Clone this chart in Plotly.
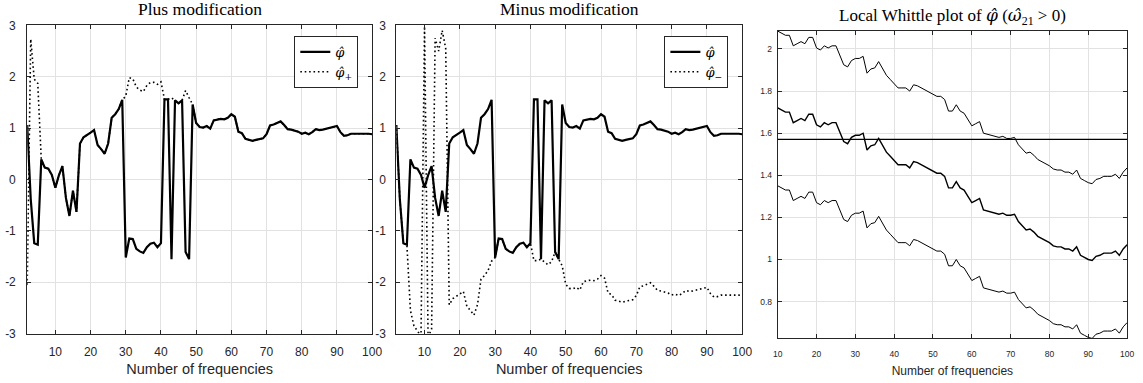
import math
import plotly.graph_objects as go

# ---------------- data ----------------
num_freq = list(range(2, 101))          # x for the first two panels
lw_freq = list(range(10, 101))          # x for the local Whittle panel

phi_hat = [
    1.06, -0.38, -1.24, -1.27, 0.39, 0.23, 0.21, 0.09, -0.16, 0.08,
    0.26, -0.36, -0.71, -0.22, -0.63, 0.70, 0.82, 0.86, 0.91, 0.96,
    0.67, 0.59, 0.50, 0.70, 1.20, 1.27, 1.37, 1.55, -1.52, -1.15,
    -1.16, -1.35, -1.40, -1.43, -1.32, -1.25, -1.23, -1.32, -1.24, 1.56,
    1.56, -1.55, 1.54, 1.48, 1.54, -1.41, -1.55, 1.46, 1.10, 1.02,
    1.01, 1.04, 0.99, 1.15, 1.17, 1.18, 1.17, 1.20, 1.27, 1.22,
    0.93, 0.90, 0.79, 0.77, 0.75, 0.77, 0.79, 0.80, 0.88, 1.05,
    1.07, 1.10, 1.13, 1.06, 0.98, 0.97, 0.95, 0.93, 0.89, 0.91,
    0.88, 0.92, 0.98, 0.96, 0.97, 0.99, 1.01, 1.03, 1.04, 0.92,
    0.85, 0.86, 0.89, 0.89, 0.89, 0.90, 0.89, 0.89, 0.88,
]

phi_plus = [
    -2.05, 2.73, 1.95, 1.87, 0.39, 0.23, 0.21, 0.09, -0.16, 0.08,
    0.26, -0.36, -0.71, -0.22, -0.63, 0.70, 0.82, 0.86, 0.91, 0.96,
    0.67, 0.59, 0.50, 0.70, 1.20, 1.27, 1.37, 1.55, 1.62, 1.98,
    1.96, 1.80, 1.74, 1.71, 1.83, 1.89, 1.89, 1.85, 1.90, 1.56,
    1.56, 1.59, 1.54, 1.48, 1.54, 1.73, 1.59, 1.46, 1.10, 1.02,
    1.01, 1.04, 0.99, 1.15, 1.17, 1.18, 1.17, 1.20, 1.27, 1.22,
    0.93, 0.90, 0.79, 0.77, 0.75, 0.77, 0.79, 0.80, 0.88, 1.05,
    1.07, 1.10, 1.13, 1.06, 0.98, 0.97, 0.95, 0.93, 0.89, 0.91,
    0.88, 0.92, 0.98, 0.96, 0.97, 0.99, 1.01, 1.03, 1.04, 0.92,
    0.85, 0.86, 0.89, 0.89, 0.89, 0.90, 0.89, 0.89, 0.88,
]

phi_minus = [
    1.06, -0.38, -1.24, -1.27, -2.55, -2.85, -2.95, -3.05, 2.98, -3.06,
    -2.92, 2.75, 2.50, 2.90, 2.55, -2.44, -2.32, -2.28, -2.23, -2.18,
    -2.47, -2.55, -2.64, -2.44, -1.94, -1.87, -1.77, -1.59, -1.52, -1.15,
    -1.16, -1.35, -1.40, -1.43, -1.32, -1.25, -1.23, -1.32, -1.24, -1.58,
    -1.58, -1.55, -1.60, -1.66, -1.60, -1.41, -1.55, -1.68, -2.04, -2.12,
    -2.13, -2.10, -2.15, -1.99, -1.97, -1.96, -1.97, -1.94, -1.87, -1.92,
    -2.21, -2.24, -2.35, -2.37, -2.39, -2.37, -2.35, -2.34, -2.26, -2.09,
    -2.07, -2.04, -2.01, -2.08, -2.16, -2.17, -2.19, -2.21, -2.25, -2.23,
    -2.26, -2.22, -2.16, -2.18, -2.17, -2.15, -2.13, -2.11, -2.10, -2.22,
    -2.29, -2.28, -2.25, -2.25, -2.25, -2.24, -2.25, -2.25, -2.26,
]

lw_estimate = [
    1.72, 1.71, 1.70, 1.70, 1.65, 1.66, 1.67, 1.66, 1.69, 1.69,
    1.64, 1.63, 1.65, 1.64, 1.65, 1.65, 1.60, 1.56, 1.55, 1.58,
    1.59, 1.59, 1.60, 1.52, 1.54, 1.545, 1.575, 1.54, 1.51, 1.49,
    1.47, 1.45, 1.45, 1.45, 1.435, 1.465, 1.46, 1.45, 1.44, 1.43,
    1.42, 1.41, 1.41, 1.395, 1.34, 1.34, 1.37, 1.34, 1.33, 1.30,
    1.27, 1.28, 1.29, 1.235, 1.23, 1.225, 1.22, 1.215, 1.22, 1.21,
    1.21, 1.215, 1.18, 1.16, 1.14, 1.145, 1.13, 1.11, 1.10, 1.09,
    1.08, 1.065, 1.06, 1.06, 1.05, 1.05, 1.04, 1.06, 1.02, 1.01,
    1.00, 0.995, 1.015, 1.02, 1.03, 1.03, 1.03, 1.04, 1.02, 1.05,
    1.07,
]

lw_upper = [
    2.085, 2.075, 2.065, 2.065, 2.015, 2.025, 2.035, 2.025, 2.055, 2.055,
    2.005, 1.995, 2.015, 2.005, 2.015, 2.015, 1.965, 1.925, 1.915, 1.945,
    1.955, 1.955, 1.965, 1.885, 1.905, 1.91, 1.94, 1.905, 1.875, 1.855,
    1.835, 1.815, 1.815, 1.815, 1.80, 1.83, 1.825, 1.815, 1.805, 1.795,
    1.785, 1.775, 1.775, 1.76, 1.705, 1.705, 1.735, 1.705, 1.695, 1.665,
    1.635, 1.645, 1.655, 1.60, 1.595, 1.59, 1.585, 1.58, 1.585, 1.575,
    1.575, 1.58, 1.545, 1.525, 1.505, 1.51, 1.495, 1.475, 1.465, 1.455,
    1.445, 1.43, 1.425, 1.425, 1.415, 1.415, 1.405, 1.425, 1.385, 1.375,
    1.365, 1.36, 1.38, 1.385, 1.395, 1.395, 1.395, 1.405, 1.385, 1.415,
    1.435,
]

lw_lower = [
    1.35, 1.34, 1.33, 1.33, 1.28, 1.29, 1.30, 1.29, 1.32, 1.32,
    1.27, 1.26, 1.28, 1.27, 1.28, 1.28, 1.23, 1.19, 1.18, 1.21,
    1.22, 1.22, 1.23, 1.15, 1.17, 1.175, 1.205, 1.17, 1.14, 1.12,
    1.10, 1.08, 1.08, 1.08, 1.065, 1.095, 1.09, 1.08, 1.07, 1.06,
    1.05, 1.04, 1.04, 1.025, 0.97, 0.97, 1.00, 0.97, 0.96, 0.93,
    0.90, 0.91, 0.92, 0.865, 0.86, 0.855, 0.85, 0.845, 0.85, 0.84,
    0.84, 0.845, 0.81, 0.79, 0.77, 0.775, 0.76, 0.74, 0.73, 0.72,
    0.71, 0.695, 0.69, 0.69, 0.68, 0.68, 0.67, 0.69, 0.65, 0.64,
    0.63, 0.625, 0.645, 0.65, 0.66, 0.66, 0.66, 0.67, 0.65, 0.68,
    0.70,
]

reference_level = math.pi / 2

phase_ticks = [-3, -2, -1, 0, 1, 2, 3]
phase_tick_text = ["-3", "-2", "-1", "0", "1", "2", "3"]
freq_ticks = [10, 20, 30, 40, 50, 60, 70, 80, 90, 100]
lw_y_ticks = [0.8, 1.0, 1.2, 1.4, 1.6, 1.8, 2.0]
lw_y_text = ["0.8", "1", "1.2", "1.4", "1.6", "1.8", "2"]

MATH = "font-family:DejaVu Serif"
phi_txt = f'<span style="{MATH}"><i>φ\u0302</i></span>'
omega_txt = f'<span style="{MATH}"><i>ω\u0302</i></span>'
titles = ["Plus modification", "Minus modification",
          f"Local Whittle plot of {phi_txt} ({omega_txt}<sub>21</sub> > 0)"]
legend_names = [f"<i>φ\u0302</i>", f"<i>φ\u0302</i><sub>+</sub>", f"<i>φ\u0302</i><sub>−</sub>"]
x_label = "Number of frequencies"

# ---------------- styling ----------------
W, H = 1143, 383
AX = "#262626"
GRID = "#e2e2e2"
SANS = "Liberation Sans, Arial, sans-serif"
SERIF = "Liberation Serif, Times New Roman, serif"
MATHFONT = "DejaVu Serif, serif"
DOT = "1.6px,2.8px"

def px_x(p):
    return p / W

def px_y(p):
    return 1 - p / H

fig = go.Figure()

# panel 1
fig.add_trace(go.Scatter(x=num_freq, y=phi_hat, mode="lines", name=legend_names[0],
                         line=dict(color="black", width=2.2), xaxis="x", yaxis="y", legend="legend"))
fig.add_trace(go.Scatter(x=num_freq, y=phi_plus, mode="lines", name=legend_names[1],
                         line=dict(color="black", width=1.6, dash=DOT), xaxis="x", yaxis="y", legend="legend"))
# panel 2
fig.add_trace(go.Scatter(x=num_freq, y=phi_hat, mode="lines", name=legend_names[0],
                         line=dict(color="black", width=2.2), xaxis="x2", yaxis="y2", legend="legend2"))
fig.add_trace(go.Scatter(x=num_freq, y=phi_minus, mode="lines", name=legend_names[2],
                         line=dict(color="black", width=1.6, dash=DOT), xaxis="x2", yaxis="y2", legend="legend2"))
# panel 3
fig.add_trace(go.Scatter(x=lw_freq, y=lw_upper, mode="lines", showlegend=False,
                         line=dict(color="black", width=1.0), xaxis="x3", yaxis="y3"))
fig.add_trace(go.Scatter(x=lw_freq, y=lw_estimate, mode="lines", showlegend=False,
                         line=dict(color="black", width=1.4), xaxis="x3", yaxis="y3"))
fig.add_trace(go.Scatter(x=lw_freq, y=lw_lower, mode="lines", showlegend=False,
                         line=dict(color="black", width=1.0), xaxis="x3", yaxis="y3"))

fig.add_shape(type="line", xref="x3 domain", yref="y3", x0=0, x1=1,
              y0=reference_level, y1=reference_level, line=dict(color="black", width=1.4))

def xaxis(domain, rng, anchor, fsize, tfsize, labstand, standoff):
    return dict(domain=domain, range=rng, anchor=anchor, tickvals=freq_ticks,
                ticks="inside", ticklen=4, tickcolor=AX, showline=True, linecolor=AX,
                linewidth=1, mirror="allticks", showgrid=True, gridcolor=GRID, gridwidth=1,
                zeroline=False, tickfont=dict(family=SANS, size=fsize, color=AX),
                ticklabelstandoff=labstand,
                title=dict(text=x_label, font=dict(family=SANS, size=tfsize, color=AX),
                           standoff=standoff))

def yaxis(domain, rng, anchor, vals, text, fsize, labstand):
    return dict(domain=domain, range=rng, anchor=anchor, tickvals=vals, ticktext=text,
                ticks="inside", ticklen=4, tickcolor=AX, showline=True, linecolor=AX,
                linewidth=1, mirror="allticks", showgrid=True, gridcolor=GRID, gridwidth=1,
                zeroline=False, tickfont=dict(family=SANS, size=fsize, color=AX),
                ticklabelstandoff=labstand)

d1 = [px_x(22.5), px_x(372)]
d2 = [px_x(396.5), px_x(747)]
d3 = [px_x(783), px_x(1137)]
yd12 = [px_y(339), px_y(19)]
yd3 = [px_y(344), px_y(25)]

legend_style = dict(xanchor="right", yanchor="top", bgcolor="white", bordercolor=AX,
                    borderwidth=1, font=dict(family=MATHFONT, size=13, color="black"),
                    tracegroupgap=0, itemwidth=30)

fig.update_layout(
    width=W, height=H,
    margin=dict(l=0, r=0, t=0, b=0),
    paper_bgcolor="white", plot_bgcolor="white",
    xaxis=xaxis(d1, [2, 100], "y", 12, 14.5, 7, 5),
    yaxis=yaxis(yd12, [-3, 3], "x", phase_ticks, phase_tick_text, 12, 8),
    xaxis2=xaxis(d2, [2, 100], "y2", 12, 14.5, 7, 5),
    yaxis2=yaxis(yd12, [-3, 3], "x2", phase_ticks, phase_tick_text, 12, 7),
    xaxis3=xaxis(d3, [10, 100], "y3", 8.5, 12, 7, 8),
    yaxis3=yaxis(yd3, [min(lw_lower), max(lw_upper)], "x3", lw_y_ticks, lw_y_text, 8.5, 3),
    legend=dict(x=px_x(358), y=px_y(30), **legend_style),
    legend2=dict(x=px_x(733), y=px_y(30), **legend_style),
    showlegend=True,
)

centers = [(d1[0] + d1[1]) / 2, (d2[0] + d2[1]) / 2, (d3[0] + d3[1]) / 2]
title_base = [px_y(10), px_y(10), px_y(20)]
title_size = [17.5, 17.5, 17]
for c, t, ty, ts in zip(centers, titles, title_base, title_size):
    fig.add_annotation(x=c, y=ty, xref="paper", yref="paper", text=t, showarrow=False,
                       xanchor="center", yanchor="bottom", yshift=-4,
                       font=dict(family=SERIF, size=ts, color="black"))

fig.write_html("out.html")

§ Task prompt
Repeat the listing above from its first line through the line that contains "lw_freq = list(range(10, 101))", both included, and nothing more. Drop the pictures.

§ Response below
Clone this chart in Plotly.
import math
import plotly.graph_objects as go

# ---------------- data ----------------
num_freq = list(range(2, 101))          # x for the first two panels
lw_freq = list(range(10, 101))          # x for the local Whittle panel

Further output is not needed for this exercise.